HaozheZhao / MIC

MMICL, a state-of-the-art VLM with the in context learning ability from ICL, PKU
335 stars 15 forks source link

训练数据处理过程 #6

Closed buptlihang closed 1 year ago

buptlihang commented 1 year ago

作者您好,非常感谢您的开源工作! 想请问一下,MIC_full中的数据,我下载好图片之后应该怎么处理数据然后用于训练呢,这里有详细的步骤可以参考吗? 感谢

HaozheZhao commented 1 year ago

Hello there. The "input_image" value in the json files represents the image path for the instance's image. Unfortunately, uploading 2.7 million images to Huggingface Hub is challenging. We are currently working on it. Instead, you can use the MIC_Sample provided in the readme, which contains roughly 200,000 of instances.

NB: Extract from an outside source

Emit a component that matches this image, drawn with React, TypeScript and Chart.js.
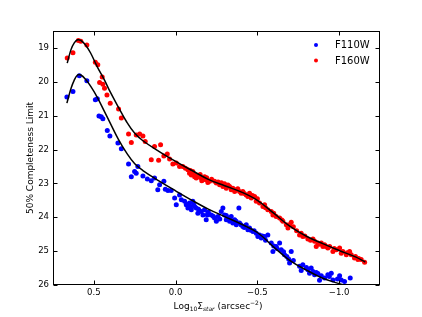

For data preprocessing, you can utilize the python script "data_preprocess.py" available in the repository. Specifically, pay attention to the functions generate_new_json and to_arrowByDataset. generate_new_json is used to sample data from MIC full dataset. You need to specify the amount of data you want to use using 'data_size' dict and set the dataset path for each dataset using 'data_json' dict. If you wish to generate processed data and directly use it for training purposes, employ the 'to_arrowByDataset' function. It will handle all preprocessing steps and save the dataset as an arrow file that can be loaded directly with Dataset.from_file('path'). Please note that this arrow file stores numpy arrays for both images and text tokens, resulting in approximately 1TB storage requirement for half a million instances. The entire preprocessing process may take around half a day. If you prefer conducting your own datapreprocessing, refer to the 'process_raw_datajson_to_arrow' function. Each input instance consists of three columns: input_text, input_image, and output_text. We have defined preprocess functions as 'preprocess_function' and 'preprocess_function_batched'.